The first presidential Proclamation of National Thanksgiving was issued on October 3, 1789, President George Washington’s inaugural year. “It is the duty of all Nations to acknowledge the providence of Almighty God, to obey his will, to be grateful for his benefits, and humbly to implore his protection and favor.” Mount Vernon Estate, Museum & Gardens traditionally displays Washington’s 1789 Proclamation Thanksgiving Week.

“That we may then all unite in rendering unto him our sincere and humble thanks, for his kind care and protection of the People of this Country previous to their becoming a Nation, for…his providence, which we experienced in the course and conclusion of the late war, for the great degree of tranquility, union and plenty, which we have since enjoyed, for the peaceable and rational manner, in which we have been enabled to establish…the national Constitution now lately instituted [and] for the civil and religious liberty with which we are blessed….” President Washington “assigned Thursday the 26th day of November” to be devoted “to the service of that great and glorious Being.”

“Being the day appointed for a thanksgiving I went to [New York City’s] St. Paul’s Chapel though it was most inclement and stormy—but few people [were] at Church,” Washington recorded. In celebration of the day, President Washington “contributed 7 pds. 10s. 4d. for ‘provisions and beer’ to prisoners confined for debt in the New York City Jail.”

Thanksgiving did not survive the federal era. It languished until antebellum merchants began advertising its benefits. In 1845, the same year the City of Washington issued its first official Thanksgiving proclamation, District merchants promoted “the availability of potables for the feast: ‘Sixty barrels of white wine, 40 barrels of champagne and New York cider, all by recent packet via the seaport of Alexandria.’” The local declaration wanted “to strengthen and preserve…our national union.”

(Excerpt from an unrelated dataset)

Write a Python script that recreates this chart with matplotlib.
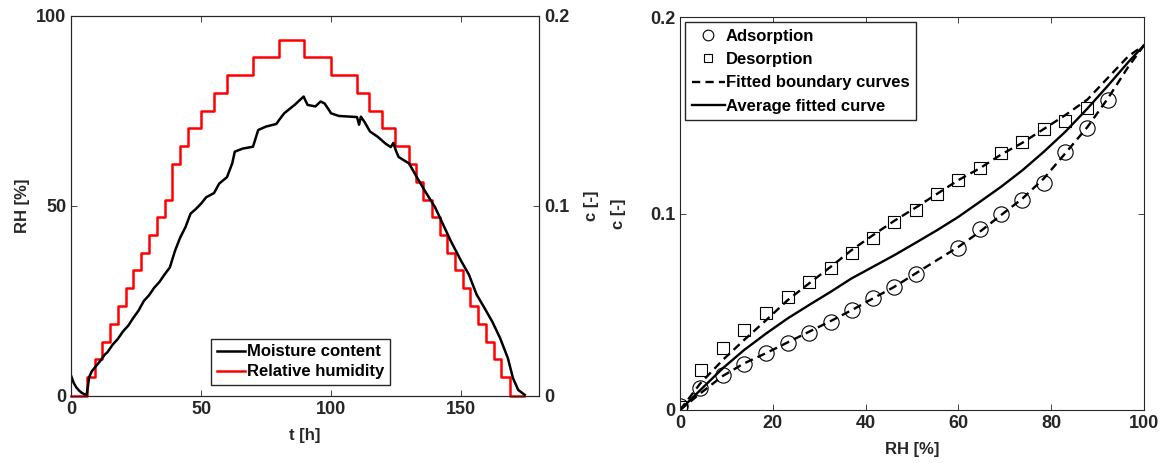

New Hampshire’s Sarah Josepha Hale, the country’s first female magazine editor, begged President Abraham Lincoln to begin the Thanksgiving tradition again. She wrote: “Seventy years ago the political union of the United States was consummated…If every State was consummated…If every State should join in union thanksgiving…would it not be a renewed pledge of love and loyalty to the Constitution of the United States?”

Lincoln celebrated days of Thanksgiving. The President accepted the Lieber Code, his rules of civil war on May 24, 1863 only after designating April 30th as “a day of National humiliation, fasting and prayer [so] that our imperiled Nationality may be preserved.”

“Americans, both North and South, shared a common reverence for George Washington,” Lincoln scholar Gerald Prokopowicz said. Like Washington, Lincoln issued his Thanksgiving Proclamation on October 3, then assigned November 26 as the day of Thanksgiving.

“We…fervently implore the interposition of the Almighty Hand to heal the wounds of the nation and to restore it as soon as may be consistent with the Divine purposes to the full enjoyment of peace, harmony, tranquility and Union.” Lincoln’s son Tad entered a “plea” on behalf of the live turkey and the White House bird was pardoned.

President Andrew Johnson continued Lincoln’s Thanksgiving tradition and eventually it became a customary holiday. President Calvin Coolidge broadcast the first coast-to-coast Thanksgiving Proclamation in 1927. He spoke “over a huge radio chain…to personally appeal to the country to observe the festival.”

Then the Great Depression came. In 1941 President Franklin D. Roosevelt entered his third term, America was planning for world war, and the economy needed a boost. President Roosevelt, using a “rabbit trick,” chose to extend Christmas sales by moving Thanksgiving forward a week. Congress cried foul and in 1942 Thanksgiving became a federally recognized holiday; every fourth Thursday in November just as before.

This November 27th enjoy a traditional day of Thanksgiving. “It is eminently fitting that once a year our people should set apart a day of praise and thanksgiving to the Giver of Good….,” President Theodore Roosevelt said in 1905. From Roosevelt’s 1905 Inaugural, James 1:22-23: “But be ye doers of the word, and not hearers only, deceiving your own selves.”

 

Black Friday, cyber Monday will come soon enough.